The river section of the new vehicle tunnel connects to the cut-and-cover sections of the tunnel, either side of the River Tyne, via dedicated transition structures on each river bank.
Each transition structure consists of a shaft which was constructed with three diaphragm wall panels (underground reinforced walls) and one steel ‘combi’ pile wall on the river side of the structure. The bottom of the shaft has an inbuilt concrete slab which acts as a support for the walls of the structure. The combi pile wall was removed to enable connection with the river tunnel sections.
The course of the new tunnel across the River Tyne has been dredged using techniques to minimise potential impacts on river ecology, and shipping.
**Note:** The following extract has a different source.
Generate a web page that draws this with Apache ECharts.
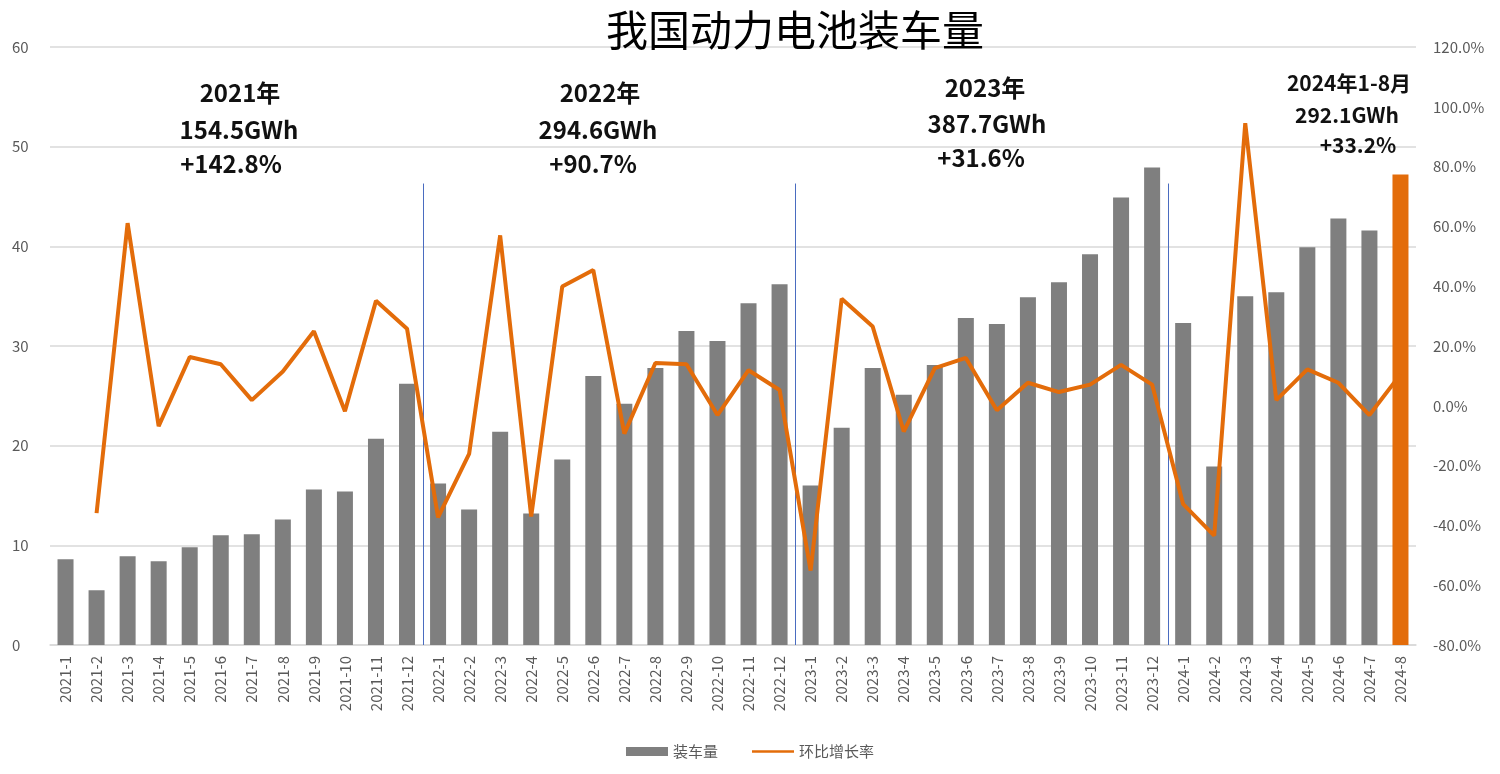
<!DOCTYPE html>
<html>
<head>
<meta charset="utf-8">
<script src="https://cdn.jsdelivr.net/npm/echarts@6/dist/echarts.min.js"></script>
<style>
  html, body { margin: 0; padding: 0; background: #fff; }
  #chart { width: 1500px; height: 774px; }
</style>
</head>
<body>
<div id="chart"></div>
<script>
// months 2021-1 .. 2024-8
const months = []
for (let y = 2021; y <= 2024; y++) {
  const last = y === 2024 ? 8 : 12
  for (let m = 1; m <= last; m++) months.push(y + '-' + m)
}

// 装车量 (GWh)
const volume2021 = [8.6, 5.5, 8.9, 8.4, 9.8, 11.0, 11.1, 12.6, 15.6, 15.4, 20.7, 26.2]
const volume2022 = [16.2, 13.6, 21.4, 13.2, 18.6, 27.0, 24.2, 27.8, 31.5, 30.5, 34.3, 36.2]
const volume2023 = [16.0, 21.8, 27.8, 25.1, 28.1, 32.8, 32.2, 34.9, 36.4, 39.2, 44.9, 47.9]
const volume2024 = [32.3, 17.9, 35.0, 35.4, 39.9, 42.8, 41.6, 47.2]

// 环比增长率 (%)
const mom2021 = [null, -35.9, 61.1, -6.8, 16.3, 13.9, 1.9, 11.5, 24.9, -1.8, 35.1, 25.8]
const mom2022 = [-37.3, -16.1, 57.0, -37.0, 39.9, 45.4, -9.3, 14.3, 13.9, -3.1, 11.9, 5.3]
const mom2023 = [-55.1, 35.8, 26.5, -8.6, 12.6, 16.0, -1.5, 7.7, 4.6, 7.1, 13.7, 7.1]
const mom2024 = [-32.9, -43.4, 94.5, 1.9, 12.2, 7.7, -3.1, 10.5]

const volume = volume2021.concat(volume2022, volume2023, volume2024)
const mom = mom2021.concat(mom2022, mom2023, mom2024)

const leftTicks = { min: 0, max: 60, interval: 10 }
const rightTicks = { min: -80, max: 120, interval: 20 }

// 年度汇总标注
const notes = [
  { lines: ['2021年', '154.5GWh', '+142.8%'], x: [240, 239, 231], y: [93, 130, 164], size: 24 },
  { lines: ['2022年', '294.6GWh', '+90.7%'], x: [600, 598, 593], y: [93, 130, 164], size: 24 },
  { lines: ['2023年', '387.7GWh', '+31.6%'], x: [985, 987, 981], y: [88, 124, 158], size: 24 },
  { lines: ['2024年1-8月', '292.1GWh', '+33.2%'], x: [1349, 1347, 1358], y: [83, 115, 145], size: 21 }
]
// 年份分隔线 (between these categories)
const dividers = [['2021-12', '2022-1'], ['2022-12', '2023-1'], ['2023-12', '2024-1']]
const dividerTop = 46.3

const grey = '#7f7f7f'
const orange = '#e36c0a'
const labelColor = '#595959'
const font = 'Noto Sans CJK SC'

const myChart = echarts.init(document.getElementById('chart'))

const barData = volume.map(function (v, i) {
  if (i === volume.length - 1) return { value: v, itemStyle: { color: orange } }
  return v
})

const noteGraphics = []
notes.forEach(function (n, k) {
  n.lines.forEach(function (t, j) {
    noteGraphics.push({
      type: 'text',
      id: 'note' + k + '_' + j,
      x: n.x[j],
      y: n.y[j],
      style: {
        text: t,
        fill: '#111',
        font: 'bold ' + n.size + 'px "' + font + '"',
        textAlign: 'center',
        textVerticalAlign: 'middle'
      },
      z: 10
    })
  })
})

const option = {
  animation: false,
  textStyle: { fontFamily: font },
  title: {
    text: '我国动力电池装车量',
    left: 790,
    top: 4,
    textAlign: 'center',
    textStyle: { fontSize: 42, fontWeight: 'normal', color: '#000', fontFamily: font }
  },
  legend: {
    data: [
      { name: '装车量', icon: 'rect' },
      { name: '环比增长率', icon: 'path://M0,0 L46,0 L46,3 L0,3 Z' }
    ],
    bottom: 10,
    left: 'center',
    itemWidth: 42,
    itemHeight: 9,
    itemGap: 34,
    textStyle: { fontSize: 15, color: labelColor }
  },
  grid: { left: 50, right: 84, top: 47, bottom: 129 },
  xAxis: {
    type: 'category',
    data: months,
    axisTick: { show: false },
    axisLine: { lineStyle: { color: '#d9d9d9', width: 1.5 } },
    axisLabel: { rotate: 90, interval: 0, color: labelColor, fontSize: 15, margin: 11 }
  },
  yAxis: [
    {
      type: 'value',
      min: leftTicks.min,
      max: leftTicks.max,
      interval: leftTicks.interval,
      axisLine: { show: false },
      axisTick: { show: false },
      splitLine: { lineStyle: { color: '#d9d9d9', width: 1.5 } },
      axisLabel: { color: labelColor, fontSize: 15, align: 'left', margin: 38 }
    },
    {
      type: 'value',
      min: rightTicks.min,
      max: rightTicks.max,
      interval: rightTicks.interval,
      axisLine: { show: false },
      axisTick: { show: false },
      splitLine: { show: false },
      axisLabel: {
        color: labelColor,
        fontSize: 15,
        margin: 17,
        formatter: function (v) { return v.toFixed(1) + '%' }
      }
    }
  ],
  series: [
    {
      name: '装车量',
      type: 'bar',
      data: barData,
      barWidth: 16,
      itemStyle: { color: grey }
    },
    {
      name: '环比增长率',
      type: 'line',
      yAxisIndex: 1,
      data: mom,
      showSymbol: false,
      symbol: 'none',
      lineStyle: { color: orange, width: 4 },
      itemStyle: { color: orange },
      z: 5
    }
  ],
  graphic: noteGraphics
}

myChart.setOption(option)

// 分隔线位置由坐标轴换算
const lineGraphics = dividers.map(function (pair, k) {
  const x1 = myChart.convertToPixel({ xAxisIndex: 0 }, pair[0])
  const x2 = myChart.convertToPixel({ xAxisIndex: 0 }, pair[1])
  const yTop = myChart.convertToPixel({ yAxisIndex: 0 }, dividerTop)
  const yBottom = myChart.convertToPixel({ yAxisIndex: 0 }, 0)
  const x = Math.round((x1 + x2) / 2) + 0.5
  return {
    type: 'line',
    id: 'divider' + k,
    shape: { x1: x, y1: yTop, x2: x, y2: yBottom },
    style: { stroke: '#4a6cc0', lineWidth: 1 },
    z: 3
  }
})
myChart.setOption({ graphic: lineGraphics })

window.addEventListener('resize', function () {
  myChart.resize()
})
</script>
</body>
</html>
The river section of the tunnel comprises four concrete pre-cast tunnel elements, which were constructed at Walker dry dock, approximately 3km upstream of the tunnel site. Each tunnel element is approximately 90m long, 15m wide and 8.5m high. The elements were built within dry dock number 4, on a free draining material, and each is made up of four separate segments to enable a more robust final product to be built. Temporary ballast tanks were placed within each tunnel element to enable final transportation.
The dry dock was then flooded and the tunnel elements were floated out to the river, and downstream towards the tunnel site. Before being lowered into place the tunnel elements were berthed at Howdon Dock so that they could be fitted with immersion equipment.
Each element was lowered into place, sequentially, once it was ready for immersion. Each element was towed into the river channel and secured in position where the internal ballast tank was filled to enable the element to sink.
Using cables the element were carefully lowered into place on the dredged river bed. Once in place the tunnel elements closest to the river banks were pulled towards the transition structures so that the connection between the two could be made.
Sand was injected below each tunnel element, to secure it in place, using a sand flow technique. Once all tunnel elements were in place, a closure joint was constructed in situ to seal the elements together. Rock armouring was placed above the tunnel, along its entire length, to protect the tunnel structure.